Directive: Print exactly the lines from the first one down to the line containing "const sn110_arrowTip = [12.52, 6.7];", both ends included, with no pictures and nothing else.
** START OF Supplied information **
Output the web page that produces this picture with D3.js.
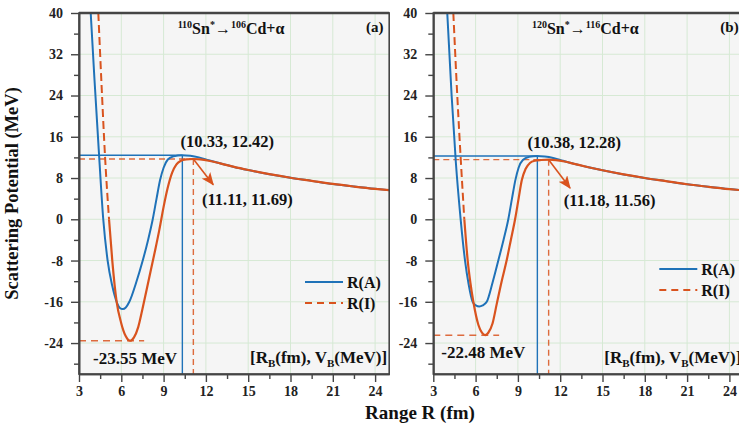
<!DOCTYPE html>
<html>
<head>
<meta charset="utf-8">
<script src="https://cdn.jsdelivr.net/npm/d3@7"></script>
<style>
  html, body { margin: 0; padding: 0; background: #ffffff; }
  svg { display: block; font-family: "Liberation Serif", "Times New Roman", serif; font-weight: bold; }
</style>
</head>
<body>
<svg id="chart" width="739" height="432"></svg>
<script>
// ---- axis ticks ----
const rangeTicks = [3, 6, 9, 12, 15, 18, 21, 24];
const rangeMinorTicks = [4.5, 7.5, 10.5, 13.5, 16.5, 19.5, 22.5];
const potentialTicks = [-24, -16, -8, 0, 8, 16, 24, 32, 40];
const potentialMinorTicks = [-28, -20, -12, -4, 4, 12, 20, 28, 36];
const seriesNames = ["R(A)", "R(I)"];
const panelTags = ["(a)", "(b)"];

// ---- 110Sn* -> 106Cd + alpha ----
const sn110_R_A = [3.83, 4.1, 4.4, 4.72, 5.03, 5.35, 5.67, 5.9, 6.1, 6.32, 6.57, 7.05, 7.52, 7.9, 8.23, 8.5, 8.75, 9.0, 9.3, 9.7, 10.33, 10.9, 11.5, 12.2, 13, 14, 15, 16.5, 18, 19.5, 21, 22.5, 24, 25];
const sn110_V_A = [40, 27, 13.5, 0, -8, -12.8, -16, -17.2, -17.4, -17.1, -16, -12.3, -8, -4, 0, 4, 7.6, 10, 11.6, 12.2, 12.42, 12.3, 12.0, 11.45, 10.85, 10.15, 9.55, 8.75, 8.05, 7.45, 6.85, 6.35, 5.9, 5.65];
const sn110_R_I = [4.37, 4.6, 4.85, 5.13, 5.36, 5.67, 5.98, 6.3, 6.62, 6.9, 7.2, 7.5, 7.8, 8.1, 8.4, 8.7, 9.0, 9.3, 9.6, 9.9, 10.2, 10.6, 11.11, 11.6, 12.2, 13, 14, 15, 16.5, 18, 19.5, 21, 22.5, 24, 25];
const sn110_V_I = [40, 26, 12, 0, -8, -16, -20, -22.6, -23.55, -22.9, -20.9, -17.4, -13.6, -9.8, -6.0, -2.0, 2.4, 6.2, 9.0, 10.6, 11.3, 11.6, 11.69, 11.6, 11.35, 10.85, 10.15, 9.55, 8.75, 8.05, 7.45, 6.85, 6.35, 5.9, 5.65];
const sn110_barrier_A = [10.33, 12.42];
const sn110_barrier_I = [11.11, 11.69];
const sn110_arrowTip = [12.52, 6.7];

// ---- 120Sn* -> 116Cd + alpha ----
const sn120_R_A = [3.99, 4.3, 4.6, 4.94, 5.25, 5.5, 5.79, 6.02, 6.26, 6.5, 6.79, 7.2, 7.61, 7.98, 8.32, 8.58, 8.82, 9.05, 9.35, 9.8, 10.38, 10.9, 11.5, 12.2, 13, 14, 15, 16.5, 18, 19.5, 21, 22.5, 24, 25];
const sn120_V_A = [40, 24, 11, 0, -8, -12.5, -16, -16.7, -16.9, -16.7, -16, -12.3, -8, -4, 0, 4, 7.6, 10, 11.5, 12.1, 12.28, 12.18, 11.9, 11.35, 10.75, 10.1, 9.5, 8.7, 8.0, 7.4, 6.8, 6.3, 5.85, 5.6];
const sn120_R_I = [4.42, 4.7, 4.95, 5.2, 5.44, 5.64, 5.84, 6.2, 6.45, 6.67, 6.9, 7.2, 7.5, 7.85, 8.2, 8.5, 8.8, 9.05, 9.27, 9.55, 9.85, 10.2, 10.65, 11.18, 11.7, 12.3, 13, 14, 15, 16.5, 18, 19.5, 21, 22.5, 24, 25];
const sn120_V_I = [40, 24, 11.5, 0, -8, -12.5, -16, -20.5, -22.0, -22.48, -22.0, -20.2, -16.4, -12, -8, -4, 0, 4, 7.5, 9.8, 10.9, 11.35, 11.5, 11.56, 11.47, 11.2, 10.75, 10.1, 9.5, 8.7, 8.0, 7.4, 6.8, 6.3, 5.85, 5.6];
const sn120_barrier_A = [10.38, 12.28];
const sn120_barrier_I = [11.18, 11.56];
const sn120_arrowTip = [12.7, 6.06];

const reactions = [
  { parent: "110", daughter: "106" },
  { parent: "120", daughter: "116" }
];

// ---- layout and style ----
const COLOR_A = "#1f72b8";
const COLOR_I = "#d9531e";
const GRID = "#d6e9d4";
const FRAME = "#454545";
const plotTop = 13, plotBottom = 374;
const plotWidth = 310.2;

const panels = [
  { left: 79,    legendTop: 269, RA: sn110_R_A, VA: sn110_V_A, RI: sn110_R_I, VI: sn110_V_I,
    barA: sn110_barrier_A, barI: sn110_barrier_I, tip: sn110_arrowTip, peakDx: 45, barDx: 54, wellDx: 56 },
  { left: 433.3, legendTop: 256, RA: sn120_R_A, VA: sn120_V_A, RI: sn120_R_I, VI: sn120_V_I,
    barA: sn120_barrier_A, barI: sn120_barrier_I, tip: sn120_arrowTip, peakDx: 37, barDx: 61, wellDx: 50 }
];

const svg = d3.select("#chart");
svg.append("rect").attr("width", 739).attr("height", 432).attr("fill", "#ffffff");

const defs = svg.append("defs");
defs.append("marker")
  .attr("id", "arrowHead")
  .attr("viewBox", "0 0 12 10")
  .attr("refX", 11).attr("refY", 5)
  .attr("markerWidth", 13).attr("markerHeight", 11)
  .attr("markerUnits", "userSpaceOnUse")
  .attr("orient", "auto")
  .append("path")
  .attr("d", "M0,0L12,5L0,10L3,5Z")
  .attr("fill", COLOR_I);

const y = d3.scaleLinear().domain([-30, 40]).range([plotBottom, plotTop]);

panels.forEach((p, i) => {
  const x = d3.scaleLinear().domain([3, 25]).range([p.left, p.left + plotWidth]);
  const g = svg.append("g");
  const clipId = "clip" + i;
  defs.append("clipPath").attr("id", clipId)
    .append("rect")
    .attr("x", x(3)).attr("y", plotTop)
    .attr("width", plotWidth).attr("height", plotBottom - plotTop);

  // plot background
  g.append("rect")
    .attr("x", x(3)).attr("y", plotTop)
    .attr("width", plotWidth).attr("height", plotBottom - plotTop)
    .attr("fill", "#f5f5f5");

  // grid
  const grid = g.append("g").attr("stroke", GRID).attr("stroke-width", 1);
  grid.selectAll("line.v").data(rangeTicks.slice(1)).join("line")
    .attr("x1", d => x(d)).attr("x2", d => x(d))
    .attr("y1", plotTop).attr("y2", plotBottom);
  grid.selectAll("line.h").data(potentialTicks.slice(0, -1)).join("line")
    .attr("y1", d => y(d)).attr("y2", d => y(d))
    .attr("x1", x(3)).attr("x2", x(25));

  const body = g.append("g").attr("clip-path", `url(#${clipId})`);

  // barrier guide lines
  const [rbA, vbA] = p.barA;
  const [rbI, vbI] = p.barI;
  body.append("line")
    .attr("x1", x(3)).attr("x2", x(rbA)).attr("y1", y(vbA)).attr("y2", y(vbA))
    .attr("stroke", COLOR_A).attr("stroke-width", 1.4);
  body.append("line")
    .attr("x1", x(rbA)).attr("x2", x(rbA)).attr("y1", y(vbA)).attr("y2", y(-30))
    .attr("stroke", COLOR_A).attr("stroke-width", 1.4);
  body.append("line")
    .attr("x1", x(3)).attr("x2", x(rbI)).attr("y1", y(vbI)).attr("y2", y(vbI))
    .attr("stroke", COLOR_I).attr("stroke-width", 1.4).attr("stroke-dasharray", "6,4").attr("opacity", 0.85);
  body.append("line")
    .attr("x1", x(rbI)).attr("x2", x(rbI)).attr("y1", y(vbI)).attr("y2", y(-30))
    .attr("stroke", COLOR_I).attr("stroke-width", 1.4).attr("stroke-dasharray", "6,4").attr("opacity", 0.85);

  // well depth of R(I)
  const wi = d3.minIndex(p.VI);
  const wellR = p.RI[wi], wellV = p.VI[wi];
  body.append("line")
    .attr("x1", x(3)).attr("x2", x(wellR + 1)).attr("y1", y(wellV)).attr("y2", y(wellV))
    .attr("stroke", COLOR_I).attr("stroke-width", 1.5).attr("stroke-dasharray", "7,5").attr("opacity", 0.85);

  // potential curves
  const line = d3.line().x(d => x(d[0])).y(d => y(d[1])).curve(d3.curveMonotoneX);
  const ptsA = p.RA.map((r, k) => [r, p.VA[k]]);
  const ptsI = p.RI.map((r, k) => [r, p.VI[k]]);
  body.append("path").attr("d", line(ptsA))
    .attr("fill", "none").attr("stroke", COLOR_A).attr("stroke-width", 2);
  // steep repulsive branch of R(I) keeps its dashes, the rest reads as solid
  const split = ptsI.findIndex(d => d[1] <= 0);
  body.append("path").attr("d", line(ptsI.slice(0, split + 1)))
    .attr("fill", "none").attr("stroke", COLOR_I).attr("stroke-width", 2).attr("stroke-dasharray", "8,4");
  body.append("path").attr("d", line(ptsI.slice(split)))
    .attr("fill", "none").attr("stroke", COLOR_I).attr("stroke-width", 2.2);

  // arrow pointing from the R(I) barrier to its label
  body.append("line")
    .attr("x1", x(rbI)).attr("y1", y(vbI))
    .attr("x2", x(p.tip[0])).attr("y2", y(p.tip[1]))
    .attr("stroke", COLOR_I).attr("stroke-width", 1.6)
    .attr("marker-end", "url(#arrowHead)");

  // frame
  g.append("rect")
    .attr("x", x(3)).attr("y", plotTop)
    .attr("width", plotWidth).attr("height", plotBottom - plotTop)
    .attr("fill", "none").attr("stroke", FRAME).attr("stroke-width", 1.6);
  g.append("line")
    .attr("x1", x(3)).attr("x2", x(25)).attr("y1", plotTop).attr("y2", plotTop)
    .attr("stroke", FRAME).attr("stroke-width", 2.4);

  // axes
  g.append("g").attr("transform", `translate(${x(3)},0)`)
    .call(d3.axisLeft(y).tickValues(potentialTicks).tickSize(8).tickSizeOuter(0).tickPadding(8)
      .tickFormat(d => String(d)));
  g.append("g").attr("transform", `translate(${x(3)},0)`)
    .call(d3.axisLeft(y).tickValues(potentialMinorTicks).tickSize(5).tickSizeOuter(0).tickFormat(""));
  g.append("g").attr("transform", `translate(0,${plotBottom})`)
    .call(d3.axisBottom(x).tickValues(rangeTicks).tickSize(8).tickSizeOuter(0).tickPadding(4)
      .tickFormat(d => String(d)));
  g.append("g").attr("transform", `translate(0,${plotBottom})`)
    .call(d3.axisBottom(x).tickValues(rangeMinorTicks).tickSize(5).tickSizeOuter(0).tickFormat(""));
  g.selectAll(".domain").attr("stroke", FRAME).attr("stroke-width", 1.6);
  g.selectAll(".tick line").attr("stroke", FRAME).attr("stroke-width", 1.4);
  g.selectAll(".tick text")
    .attr("font-family", "Liberation Serif, Times New Roman, serif")
    .attr("font-weight", "bold").attr("font-size", 14).attr("fill", "#222");

  // reaction title
  const rx = reactions[i];
  const title = g.append("text")
    .attr("x", x(3) + 152).attr("y", plotTop + 21)
    .attr("text-anchor", "middle").attr("font-size", 16).attr("fill", "#111");
  title.append("tspan").attr("font-size", 10).attr("dy", -6).text(rx.parent);
  title.append("tspan").attr("dy", 6).text("Sn");
  title.append("tspan").attr("font-size", 10).attr("dy", -6).text("*");
  title.append("tspan").attr("dy", 6).text("\u2192");
  title.append("tspan").attr("font-size", 10).attr("dy", -6).text(rx.daughter);
  title.append("tspan").attr("dy", 6).text("Cd+\u03b1");

  g.append("text")
    .attr("x", x(3) + 287).attr("y", plotTop + 19)
    .attr("font-size", 15).attr("fill", "#111")
    .text(panelTags[i]);

  // barrier labels
  g.append("text")
    .attr("x", x(rbA) + p.peakDx).attr("y", y(vbA) - 8)
    .attr("text-anchor", "middle").attr("font-size", 16.5).attr("fill", "#111")
    .text(`(${rbA.toFixed(2)}, ${vbA.toFixed(2)})`);
  g.append("text")
    .attr("x", x(rbI) + p.barDx).attr("y", y(vbI) + 46)
    .attr("text-anchor", "middle").attr("font-size", 16.5).attr("fill", "#111")
    .text(`(${rbI.toFixed(2)}, ${vbI.toFixed(2)})`);
  g.append("text")
    .attr("x", x(3) + p.wellDx).attr("y", y(wellV) + 23)
    .attr("text-anchor", "middle").attr("font-size", 17).attr("fill", "#111")
    .text(`${wellV.toFixed(2)} MeV`);

  // unit note
  const note = g.append("text")
    .attr("x", x(3) + 171).attr("y", plotBottom - 11)
    .attr("font-size", 17).attr("fill", "#111");
  note.append("tspan").text("[R");
  note.append("tspan").attr("font-size", 11).attr("dy", 4).text("B");
  note.append("tspan").attr("dy", -4).text("(fm), V");
  note.append("tspan").attr("font-size", 11).attr("dy", 4).text("B");
  note.append("tspan").attr("dy", -4).text("(MeV)]");

  // legend
  const leg = g.append("g").attr("transform", `translate(${x(3) + 226},${plotTop + p.legendTop})`);
  [[COLOR_A, null], [COLOR_I, "7,5"]].forEach((s, k) => {
    leg.append("line")
      .attr("x1", 0).attr("x2", 38).attr("y1", k * 21).attr("y2", k * 21)
      .attr("stroke", s[0]).attr("stroke-width", 2)
      .attr("stroke-dasharray", s[1]);
    leg.append("text")
      .attr("x", 42).attr("y", k * 21 + 6)
      .attr("font-size", 16).attr("fill", "#111")
      .text(seriesNames[k]);
  });
});

// axis titles
svg.append("text")
  .attr("transform", `translate(18,${(plotTop + plotBottom) / 2}) rotate(-90)`)
  .attr("text-anchor", "middle").attr("font-size", 18.5).attr("fill", "#111")
  .text("Scattering Potential (MeV)");
svg.append("text")
  .attr("x", 420).attr("y", 419)
  .attr("text-anchor", "middle").attr("font-size", 19).attr("fill", "#111")
  .text("Range R (fm)");
</script>
</body>
</html>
** END OF Supplied information **
Task result:
Output the web page that produces this picture with D3.js.
<!DOCTYPE html>
<html>
<head>
<meta charset="utf-8">
<script src="https://cdn.jsdelivr.net/npm/d3@7"></script>
<style>
  html, body { margin: 0; padding: 0; background: #ffffff; }
  svg { display: block; font-family: "Liberation Serif", "Times New Roman", serif; font-weight: bold; }
</style>
</head>
<body>
<svg id="chart" width="739" height="432"></svg>
<script>
// ---- axis ticks ----
const rangeTicks = [3, 6, 9, 12, 15, 18, 21, 24];
const rangeMinorTicks = [4.5, 7.5, 10.5, 13.5, 16.5, 19.5, 22.5];
const potentialTicks = [-24, -16, -8, 0, 8, 16, 24, 32, 40];
const potentialMinorTicks = [-28, -20, -12, -4, 4, 12, 20, 28, 36];
const seriesNames = ["R(A)", "R(I)"];
const panelTags = ["(a)", "(b)"];

// ---- 110Sn* -> 106Cd + alpha ----
const sn110_R_A = [3.83, 4.1, 4.4, 4.72, 5.03, 5.35, 5.67, 5.9, 6.1, 6.32, 6.57, 7.05, 7.52, 7.9, 8.23, 8.5, 8.75, 9.0, 9.3, 9.7, 10.33, 10.9, 11.5, 12.2, 13, 14, 15, 16.5, 18, 19.5, 21, 22.5, 24, 25];
const sn110_V_A = [40, 27, 13.5, 0, -8, -12.8, -16, -17.2, -17.4, -17.1, -16, -12.3, -8, -4, 0, 4, 7.6, 10, 11.6, 12.2, 12.42, 12.3, 12.0, 11.45, 10.85, 10.15, 9.55, 8.75, 8.05, 7.45, 6.85, 6.35, 5.9, 5.65];
const sn110_R_I = [4.37, 4.6, 4.85, 5.13, 5.36, 5.67, 5.98, 6.3, 6.62, 6.9, 7.2, 7.5, 7.8, 8.1, 8.4, 8.7, 9.0, 9.3, 9.6, 9.9, 10.2, 10.6, 11.11, 11.6, 12.2, 13, 14, 15, 16.5, 18, 19.5, 21, 22.5, 24, 25];
const sn110_V_I = [40, 26, 12, 0, -8, -16, -20, -22.6, -23.55, -22.9, -20.9, -17.4, -13.6, -9.8, -6.0, -2.0, 2.4, 6.2, 9.0, 10.6, 11.3, 11.6, 11.69, 11.6, 11.35, 10.85, 10.15, 9.55, 8.75, 8.05, 7.45, 6.85, 6.35, 5.9, 5.65];
const sn110_barrier_A = [10.33, 12.42];
const sn110_barrier_I = [11.11, 11.69];
const sn110_arrowTip = [12.52, 6.7];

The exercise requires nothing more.